Arrive 10 minutes early to introduce yourself to the instructor and claim a spot where you can see clearly—usually the middle of the back row for first-timers.

Finding Your Learning Path

In-Person vs. Online: A Comparison

Factor Studio Classes Online Learning
Feedback quality Immediate correction on alignment and timing Limited to what you can self-assess via video
Social connection Built-in community and accountability Requires intentional outreach to find dance partners
Cost $15-25 per class; monthly memberships $100-200 Free YouTube tutorials to $30-50/month subscription platforms
Pacing Follows class speed; may feel fast or slow Fully self-directed; pause and repeat as needed
Best for Those who need external structure and crave community Self-motivated learners with space constraints or irregular schedules

Finding quality instruction: Look for teachers with professional performance credits or certification from organizations like Dance Masters of America or Associated Dance Teachers of New Jersey. Read reviews specifically mentioning beginner-friendliness—some excellent performers struggle to break down fundamentals.

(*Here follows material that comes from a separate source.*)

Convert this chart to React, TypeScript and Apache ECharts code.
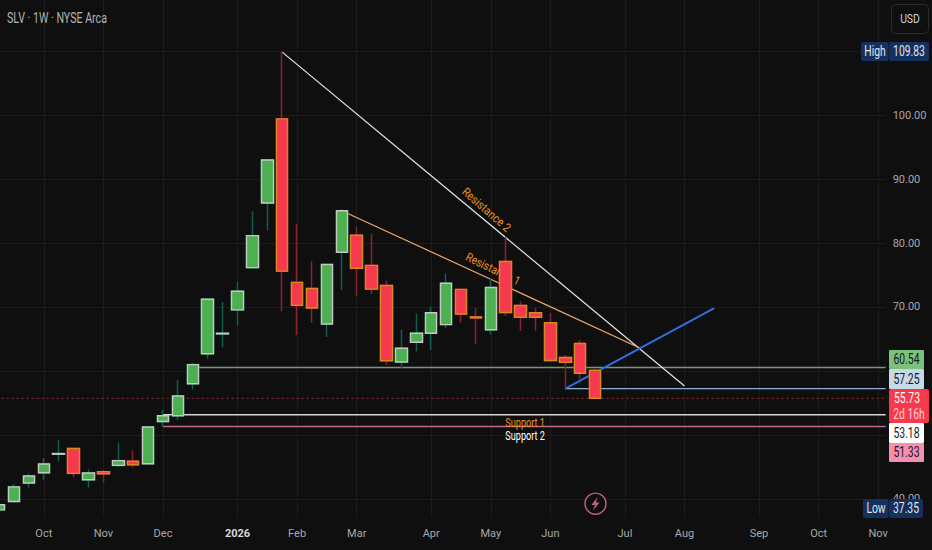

The Essential Vocabulary: Your First Five Moves

Skip the overwhelm. Master these five foundations before worrying about aerials or complex turns.

1. Jazz Square

What: A four-step box pattern—cross front, step back, step side, step together.

Why it matters: Teaches weight transfer and spatial awareness; appears in virtually every jazz combination.

Common mistake: Looking down at your feet. Trust your proprioception and keep your gaze lifted.

2. Pivot Turn

What: Step forward on one foot, rotate 180° on the balls of both feet, ending facing the opposite direction.

Why it matters: Introduces turning mechanics without the complexity of multiple rotations.

Common mistake: Leaving the heel of the stepping foot down, which creates friction and kills momentum.

3. Chassé

What: A gliding step where one foot "chases" the other—step, together, step (often with a slight spring).